À cause d’une mauvaise traduction, les Européens se soignaient en mangeant des momies
Au Moyen-Âge, le cannibalisme était plébiscité pour ses prétendues vertus médicinales et était complètement assumé.
- Publié le 18-05-2023 à 10h53
National Geographic rapporte que pendant longtemps, les corps embaumés étaient prisés sur le continent européen. L’anthropophagie a convaincu les Européens sur base d’une mauvaise traduction d’une langue orientale. La consommation de certaines parties de momies égyptiennes, et ensuite de cadavres embaumés de toutes sortes, a débuté au XIe siècle. Il n’était alors pas rare de trouver sur les étals des apothicaires des morceaux de corps humains embaumés ou momifiés. Il était également possible de se procurer quelques grammes de poudre de corps humain, connu à l’époque en tant que remède efficace contre le mal de tête, les aigreurs d’estomac, voire le cancer.
Mais comment une telle croyance a vu le jour ?
L’historien Karl Dannenfeldt affirme que des mauvaises traductions et des malentendus seraient à l’origine de cette pratique. C’est le mot “mumia” qui serait à l’origine de cette erreur. Il s’agit d’une substance présente sur le flanc d’une montagne de Darabjerd, en Perse (Iran), d’où de l’asphalte naturel suintait d’une roche noire. Elle était reconnue pour ses multiples qualités curatives, utilisée à de nombreuses fins médicales et réputée dans le monde arabe comme étant chère, rare et efficace. Ce remède se répand dans la littérature arabe et est appelé le “mum”, mot local pour “cire”.
À cette époque, les Européens organisent les premières croisades, vers Jérusalem et donc vers l’Orient. Ils découvrent alors les richesses de la civilisation islamique. Ils ont commencé à traduire ses textes mais ont commis quelques erreurs. Pour Karl Dannenfeldt, les traducteurs du XIe et du XIIe siècles ont identifié à tort le “mumia” comme une substance sécrétée par des corps conservés dans les tombes égyptiennes (le mot ressemble fortement à “mummia”, qui signifie momie en latin médiéval).
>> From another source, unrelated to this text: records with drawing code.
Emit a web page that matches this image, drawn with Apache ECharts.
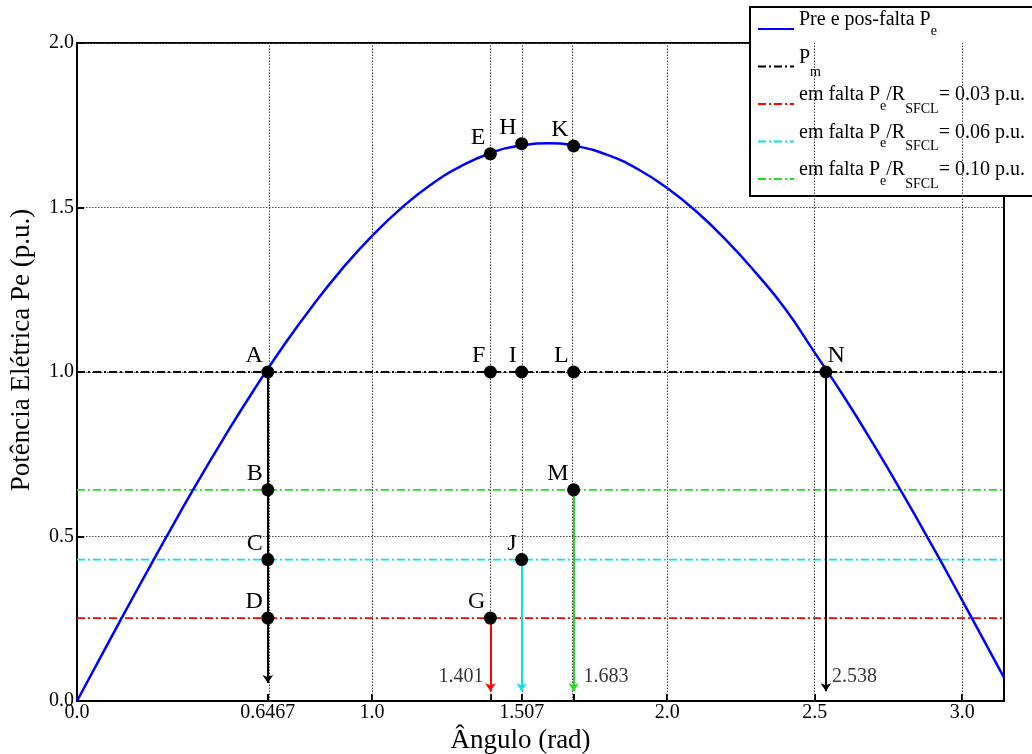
<!DOCTYPE html>
<html><head><meta charset="utf-8">
<script src="https://cdn.jsdelivr.net/npm/echarts@6/dist/echarts.min.js"></script>
<style>html,body{margin:0;padding:0;background:#fff}#c{width:1032px;height:754px}</style>
</head><body><div id="c"></div>
<script>
// ---------- data ----------
const xMax = 3.1416;
const curveX = [0, 0.1, 0.2, 0.3, 0.4, 0.5, 0.6, 0.7, 0.8, 0.9, 1.0, 1.1, 1.2, 1.3, 1.4, 1.5, 1.6, 1.7, 1.8, 1.9, 2.0, 2.1, 2.2, 2.3, 2.4, 2.5, 2.6, 2.7, 2.8, 2.9, 3.0, 3.1, 3.1416];
const curveY = [0, 0.167, 0.332, 0.494, 0.652, 0.803, 0.946, 1.080, 1.203, 1.315, 1.414, 1.499, 1.570, 1.625, 1.665, 1.688, 1.695, 1.685, 1.659, 1.617, 1.559, 1.487, 1.401, 1.302, 1.192, 1.059, 0.924, 0.779, 0.627, 0.469, 0.306, 0.140, 0.071];
const pmLevel = 1.0;
const faultLevels = [0.252, 0.43, 0.642];           // 0.03, 0.06, 0.10 p.u.
const seriesNames = ['Pre e pos-falta Pe', 'Pm', 'em falta Pe/RSFCL = 0.03 p.u.', 'em falta Pe/RSFCL = 0.06 p.u.', 'em falta Pe/RSFCL = 0.10 p.u.'];
const legendRich = [
  '{m|Pre e pos-falta P}{se|e}',
  '{m|P}{sm|m}',
  '{m|em falta P}{se|e}{m|/R}{sf|SFCL}{m|= 0.03 p.u.}',
  '{m|em falta P}{se|e}{m|/R}{sf|SFCL}{m|= 0.06 p.u.}',
  '{m|em falta P}{se|e}{m|/R}{sf|SFCL}{m|= 0.10 p.u.}'
];
const pointNames = ['A', 'B', 'C', 'D', 'E', 'F', 'G', 'H', 'I', 'J', 'K', 'L', 'M', 'N'];
const pointX = [0.6467, 0.6467, 0.6467, 0.6467, 1.401, 1.401, 1.401, 1.507, 1.507, 1.507, 1.683, 1.683, 1.683, 2.538];
const pointY = [1.0, 0.642, 0.43, 0.252, 1.663, 1.0, 0.252, 1.694, 1.0, 0.43, 1.687, 1.0, 0.642, 1.0];
const arrowX = [0.6467, 1.401, 1.507, 1.683, 2.538];
const arrowFrom = [1.0, 0.252, 0.43, 0.642, 1.0];
const arrowTo = [0.055, 0.03, 0.03, 0.03, 0.03];
const arrowLabelX = [1.401, 1.683, 2.538];
const arrowLabelText = ['1.401', '1.683', '2.538'];
const arrowLabelY = 0.073;
const xTickValues = [0, 0.6467, 1.0, 1.401, 1.507, 1.683, 2.0, 2.5, 3.0];
const xLabelValues = [0, 0.6467, 1.0, 1.507, 2.0, 2.5, 3.0];
const xLabelText = ['0.0', '0.6467', '1.0', '1.507', '2.0', '2.5', '3.0'];
const xGridValues = [0.6467, 1.0, 1.401, 1.507, 1.683, 2.0, 2.5, 3.0];
const yLabelText = ['0.0', '0.5', '1.0', '1.5', '2.0'];
const xTitle = 'Ângulo (rad)';
const yTitle = 'Potência Elétrica Pe (p.u.)';

// ---------- styles ----------
const FONT = '"Liberation Serif", "DejaVu Serif", serif';
const faultColors = ['#ff0000', '#00e5ee', '#22dd22'];
const arrowColors = ['#000000', '#ff0000', '#00e5ee', '#22dd22', '#000000'];
const dashDot = [8, 3, 2, 3];
const rightLabeled = ['N'];
const arrowLabelLeft = ['1.401'];

const chart = echarts.init(document.getElementById('c'), null, {renderer: 'canvas'});

const series = [];
series.push({
  name: seriesNames[0], type: 'line', symbol: 'none', smooth: true, z: 4,
  data: curveX.map((x, i) => [x, curveY[i]]),
  lineStyle: {color: '#0000ff', width: 2.5}, itemStyle: {color: '#0000ff'}
});
series.push({
  name: seriesNames[1], type: 'line', symbol: 'none', z: 3,
  data: [[0, pmLevel], [xMax, pmLevel]],
  lineStyle: {color: '#000', width: 1.8, type: dashDot}, itemStyle: {color: '#000'}
});
faultLevels.forEach((lv, i) => {
  series.push({
    name: seriesNames[i + 2], type: 'line', symbol: 'none', z: 3,
    data: [[0, lv], [xMax, lv]],
    lineStyle: {color: faultColors[i], width: 1.8, type: dashDot}, itemStyle: {color: faultColors[i]}
  });
});
// vertical dotted grid lines
series.push({
  name: 'vgrid', type: 'line', data: [], z: 1,
  markLine: {
    silent: true, symbol: ['none', 'none'], animation: false,
    label: {show: false},
    lineStyle: {color: '#444', width: 1, type: [1.5, 1.5]},
    data: xGridValues.map(v => ({xAxis: v}))
  }
});
// arrows
series.push({
  name: 'arrows', type: 'line', data: [], z: 5,
  markLine: {
    silent: true, symbol: ['none', 'arrow'], symbolSize: 8, animation: false,
    label: {show: false},
    data: arrowX.map((x, i) => [
      {coord: [x, arrowFrom[i]], lineStyle: {color: arrowColors[i], width: 2, type: 'solid'}},
      {coord: [x, arrowTo[i]]}
    ])
  }
});
// points
series.push({
  name: 'points', type: 'scatter', symbol: 'circle', symbolSize: 13, z: 6,
  itemStyle: {color: '#000', opacity: 1},
  data: pointNames.map((n, i) => {
    const right = rightLabeled.includes(n);
    return {
      name: n, value: [pointX[i], pointY[i]],
      label: right ? {position: [8, -9.5], align: 'left'} : {position: [1.5, -9.5], align: 'right'}
    };
  }),
  label: {show: true, formatter: p => p.name, fontFamily: FONT, fontSize: 24, color: '#000', verticalAlign: 'middle'}
});
// arrow value labels
series.push({
  name: 'arrowLabels', type: 'scatter', symbolSize: 0, z: 6,
  data: arrowLabelX.map((x, i) => {
    const left = arrowLabelLeft.includes(arrowLabelText[i]);
    return {
      name: arrowLabelText[i], value: [x, arrowLabelY],
      label: left ? {position: 'left', distance: 7} : {position: 'right', distance: i === 1 ? 10 : 6}
    };
  }),
  label: {show: true, formatter: p => p.name, fontFamily: FONT, fontSize: 20, color: '#000'}
});

const option = {
  animation: false,
  backgroundColor: '#fff',
  grid: {left: 77, right: 28, top: 43, bottom: 53, show: true, borderColor: '#000', borderWidth: 2, containLabel: false, outerBoundsMode: 'none'},
  legend: {
    data: seriesNames,
    orient: 'vertical', left: 750, top: 7,
    padding: [3, 100, 0, 7],
    itemGap: 1.5, itemWidth: 36, itemHeight: 14,
    backgroundColor: '#fff', borderColor: '#000', borderWidth: 2, borderRadius: 0,
    selectedMode: false,
    itemStyle: {opacity: 0},
    formatter: name => legendRich[seriesNames.indexOf(name)],
    textStyle: {
      fontFamily: FONT, color: '#000', padding: [0, 0, 14, 0],
      rich: {
        m: {fontFamily: FONT, fontSize: 20, lineHeight: 24, color: '#000', verticalAlign: 'top'},
        se: {fontFamily: FONT, fontSize: 14, lineHeight: 14, color: '#000', verticalAlign: 'top', padding: [14, 0, 8, 0]},
        sf: {fontFamily: FONT, fontSize: 14, lineHeight: 14, color: '#000', verticalAlign: 'top', padding: [17, 0, 5, 0]},
        sm: {fontFamily: FONT, fontSize: 14, lineHeight: 14, color: '#000', verticalAlign: 'top', padding: [18, 0, 4, 0]}
      }
    }
  },
  xAxis: {
    type: 'value', min: 0, max: xMax,
    name: xTitle, nameLocation: 'middle', nameGap: 22,
    nameTextStyle: {fontFamily: FONT, fontSize: 27, color: '#000', padding: [0, 40, 0, 0]},
    axisLine: {show: true, onZero: false, lineStyle: {color: '#000', width: 2}},
    axisTick: {show: true, inside: true, length: 7, customValues: xTickValues, lineStyle: {color: '#000', width: 2}},
    axisLabel: {
      show: true, customValues: xLabelValues, margin: 2,
      fontFamily: FONT, fontSize: 20, color: '#000',
      formatter: v => {
        let best = 0;
        xLabelValues.forEach((lv, i) => { if (Math.abs(lv - v) < Math.abs(xLabelValues[best] - v)) best = i; });
        return xLabelText[best];
      }
    },
    splitLine: {show: false}
  },
  yAxis: {
    type: 'value', min: 0, max: 2, interval: 0.5,
    name: yTitle, nameLocation: 'middle', nameGap: 42, nameRotate: 90,
    nameTextStyle: {fontFamily: FONT, fontSize: 27, color: '#000', padding: [0, 0, 0, 44]},
    axisLine: {show: true, onZero: false, lineStyle: {color: '#000', width: 2}},
    axisTick: {show: true, inside: true, length: 7, lineStyle: {color: '#000', width: 2}},
    axisLabel: {
      fontFamily: FONT, fontSize: 20, color: '#000', margin: 3,
      padding: [0, 0, 10, 0],
      formatter: v => yLabelText[Math.round(v / 0.5)]
    },
    splitLine: {show: true, lineStyle: {color: '#444', width: 1, type: [1.5, 1.5]}}
  },
  series: series
};
chart.setOption(option);
</script>
</body></html>
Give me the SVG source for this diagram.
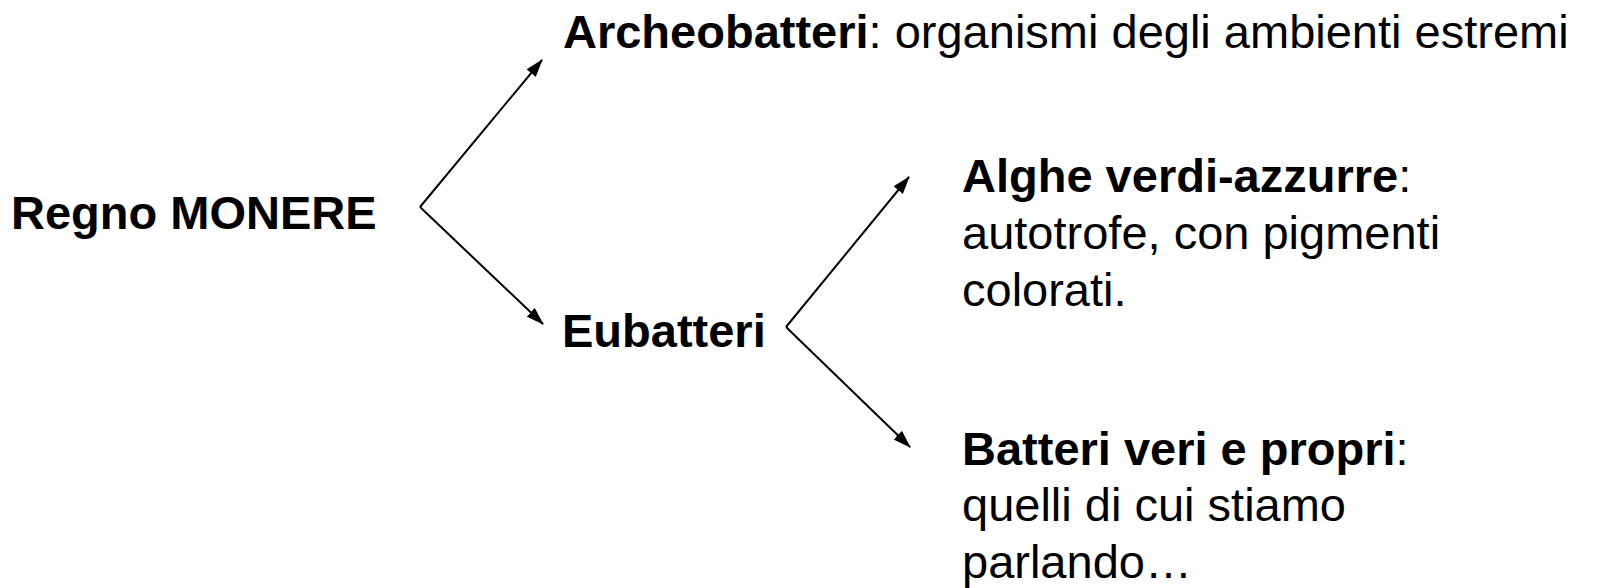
<svg xmlns="http://www.w3.org/2000/svg" width="1600" height="588" viewBox="0 0 1600 588">
  <style>
    text { font-family: "Liberation Sans", Arial, sans-serif; font-size: 47px; fill: #000; }
    .b { font-weight: bold; }
    .edge { fill: none; stroke: #000; stroke-width: 2; marker-end: url(#arrow); }
    .fork { fill: none; stroke: #000; stroke-width: 2; }
  </style>
  <defs>
    <marker id="arrow" markerUnits="userSpaceOnUse" markerWidth="18" markerHeight="12" viewBox="0 0 18 12" refX="17" refY="6" orient="auto">
      <path d="M0,0 L18,6 L0,12 Z" fill="#000"/>
    </marker>
  </defs>

  <rect width="1600" height="588" fill="#fff"/>

  <!-- connectors -->
  <g id="connectors">
    <path class="edge" d="M420,207 L542,60"/>
    <path class="edge" d="M420,207 L543,324"/>
    <path class="edge" d="M786,327 L909,177"/>
    <path class="edge" d="M786,327 L910,447"/>
  </g>

  <g id="node-monere">
    <text class="b" x="11" y="229">Regno MONERE</text>
  </g>

  <g id="node-archeobatteri">
    <text x="563" y="48"><tspan class="b">Archeobatteri</tspan>: organismi degli ambienti estremi</text>
  </g>

  <g id="node-eubatteri">
    <text class="b" x="562" y="347">Eubatteri</text>
  </g>

  <g id="node-alghe">
    <text x="962" y="192"><tspan class="b">Alghe verdi-azzurre</tspan>:</text>
    <text x="962" y="249">autotrofe, con pigmenti</text>
    <text x="962" y="306">colorati.</text>
  </g>

  <g id="node-batteri">
    <text x="962" y="465"><tspan class="b">Batteri veri e propri</tspan>:</text>
    <text x="962" y="521">quelli di cui stiamo</text>
    <text x="962" y="578">parlando…</text>
  </g>
</svg>
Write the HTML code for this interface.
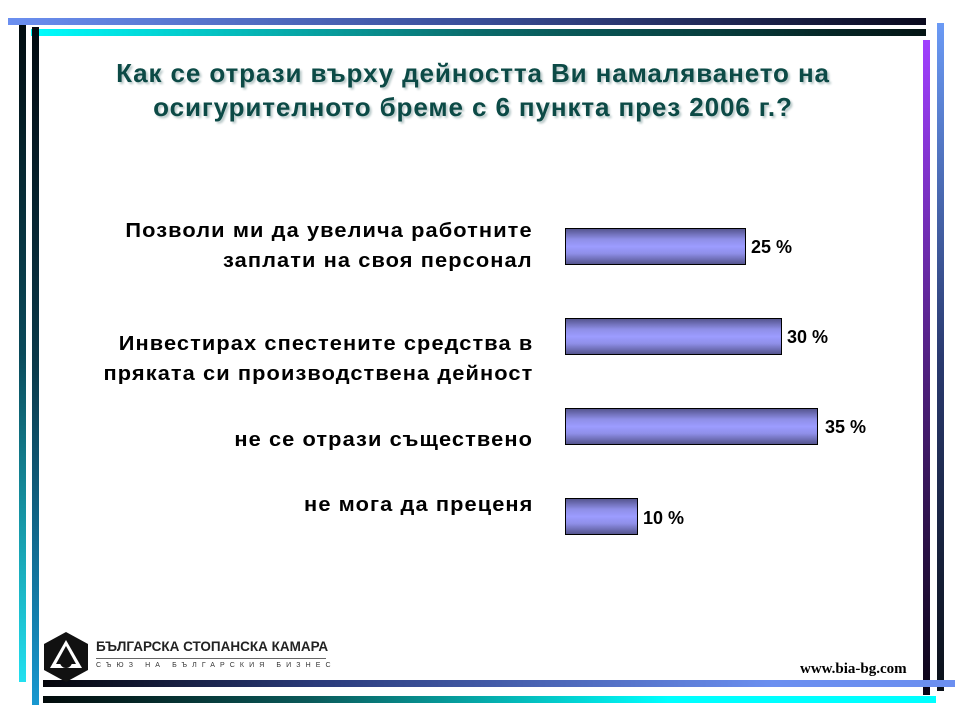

Cette conviction est renforcée par le fait que certaines momies sont embaumées avec de l’asphalte naturel.
Les hommes de l’époque ont donc pratiqué ce qu’on appelle du “cannibalisme médical”. Les médecins pensaient avoir découvert un nouvel antidote fabriqué à partir du corps humain. D’après National Geographic, les gens se sont mis à piller les tombes égyptiennes pour trouver de la chair embaumée. La demande a tellement explosé que des trafics de fausses momies se sont mis en place. Des voleurs de corps récupéraient des corps d’esclaves ou de prisonniers pour les embaumer et les revendre.
Cette confusion a duré plusieurs centaines d’années, jusqu’à la fin du Moyen-Âge. Karl Dannenfeldt explique qu’au 16e siècle (début de la période moderne), des voyageurs européens ont commencé à décrire le lieu de la source de médicaments bitumineux sur les flancs d’une montagne en Perse. Le lien a alors été fait et la pratique de manger de la momie s’est finalement perdue.